At the box office, I told David (yes, the guy at the window has the same name as I do) I needed wheelchair-accessible seating. Not only did he sell me two tickets but he sold them to me at the price of the nose-bleed tickets. However, the only wheelchair-accessible seats at The Wiltern are in the fifth row—just behind the pit!

Next, Anna and I headed down to El Cholo Cafe for dinner. Granted, those of us raised on homemade Mexican food know that El Cholo’s food is mediocre at best, but it’s good enough for a pre-concert dinner and it’s close to the theater. More importantly, their house margaritas (on the rocks) rawk! Made with real Cointreau and Cuervo 1800 tequila, they not only taste great but they also kick you on your ass. It turns out their tostada compuesta, with tasty homemade chorizo, is respectable too. More importantly, we headed to the show with a nice buzz on.

It was my first time at The Wiltern. We walked into a beautiful lobby with a crystal chandelier hanging in the middle. The floor manager, Arnold, met us. Knowing my special needs, he pointed out everything I needed to know about, then showed us to our seats. Yes, there were a few rows closer than us to the stage, but those in the orchestra pit had to look up at the stage. There in the front row of the main floor, we were at stage level and there were no better seats in the house. I turned around and looked back at the theater. It is spectacular in its classy, art deco glory!

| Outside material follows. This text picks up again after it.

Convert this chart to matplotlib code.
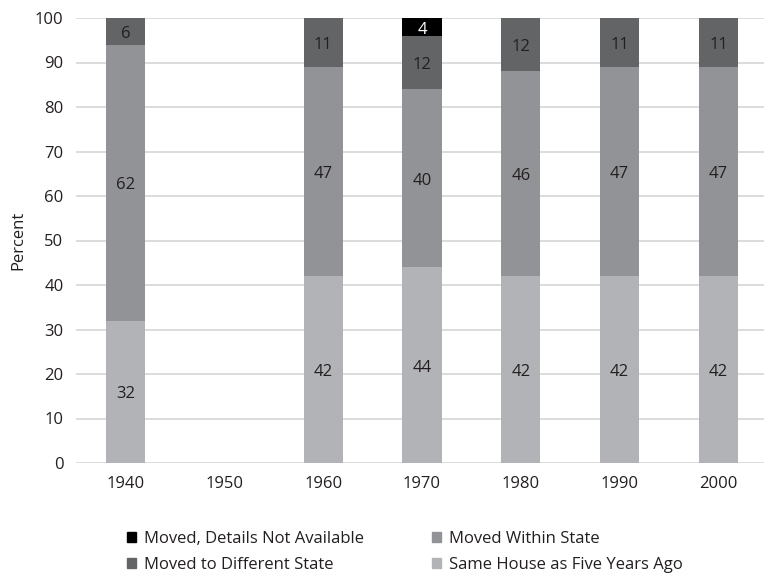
import matplotlib
matplotlib.use("Agg")
import matplotlib.pyplot as plt
from matplotlib.patches import Patch

plt.rcParams['font.family'] = ['Open Sans', 'DejaVu Sans']

years = ['1940', '1950', '1960', '1970', '1980', '1990', '2000']
same_house = [32, 0, 42, 44, 42, 42, 42]
within_state = [62, 0, 47, 40, 46, 47, 47]
diff_state = [6, 0, 11, 12, 12, 11, 11]
not_avail = [0, 0, 0, 4, 0, 0, 0]

series = [
    ('Same House as Five Years Ago', same_house, '#b1b3b6', '#231f20'),
    ('Moved Within State', within_state, '#929396', '#231f20'),
    ('Moved to Different State', diff_state, '#636466', '#231f20'),
    ('Moved, Details Not Available', not_avail, '#000000', '#ffffff'),
]

FS = 12
W, H = 764, 573
fig = plt.figure(figsize=(W/100, H/100), dpi=100)
ax = fig.add_axes([76/W, 110/H, (W-76)/W, 445/H])

x = list(range(len(years)))
bottom = [0]*len(years)
handles = {}
for name, vals, color, tcolor in series:
    ax.bar(x, vals, width=0.395, bottom=bottom, color=color, zorder=3)
    handles[name] = Patch(color=color)
    for i, v in enumerate(vals):
        if v > 0:
            ax.text(i, bottom[i] + v/2 - 0.6, str(v), ha='center', va='center',
                    fontsize=FS, color=tcolor, zorder=4)
    bottom = [b + v for b, v in zip(bottom, vals)]

ax.set_xlim(-0.5, 6.46)
ax.set_ylim(0, 100)
ax.set_yticks(range(0, 101, 10))
ax.set_xticks(x)
ax.set_xticklabels(years)
ax.tick_params(axis='both', length=0, labelsize=FS, colors='#231f20')
ax.tick_params(axis='y', pad=9)
ax.tick_params(axis='x', pad=9)
ax.grid(axis='y', color='#d9d9d9', linewidth=1.3, zorder=0)
for s in ax.spines.values():
    s.set_visible(False)
ax.set_ylabel('Percent', fontsize=FS, color='#231f20', labelpad=6)

cols = [
    (['Moved, Details Not Available', 'Moved to Different State'], 127),
    (['Moved Within State', 'Same House as Five Years Ago'], 432),
]
for names, xpx in cols:
    leg = fig.legend([handles[n] for n in names], names, ncol=1, frameon=False,
                     loc='center left', bbox_to_anchor=(xpx/W, (H-552)/H),
                     fontsize=FS, handlelength=0.55, handleheight=0.55,
                     handletextpad=0.45, labelspacing=0.62, borderpad=0,
                     borderaxespad=0, labelcolor='#231f20')

fig.savefig('out.png', dpi=100)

Arnold sat a guy named Mike next to us. He’d not only been to The Wiltern before but he’d also seen Van Morrison live. They sat a good looking, young guy named Todd behind me. Anna was very pleased about that. Then we staked out a nice circumference where I could spin my wheelchair around and Anna could get up and dance. Once I staked that out, a couple of hot chicks showed up and sat down nearby, making me very pleased. The whole ambience of the people and the theater was so alluring that I looked behind me almost as much as I watched the stage.

Van Morrison started playing without an opening act. The sound reinforcement was top notch: the volume was loud, but not enough to make your ears ring, and the fidelity was excellent. Good thing, too, because Van Morrison’s band was so tight that it sounded like studio work. Van Morrison played sax and a beautiful guitar. There were at least a dozen other pieces on stage. He had a horn section (including a flugle horn), a percussionist along with the drums, a woman playing steel guitar, a grand piano and keyboards. Van Morrison was in great voice.

Yes, it was a fantastic night. I’ve been to other memorable concert events, but this one will rank up there as one of the best. And if an artist you’ve been wanting to see plays The Wiltern, do not miss the show!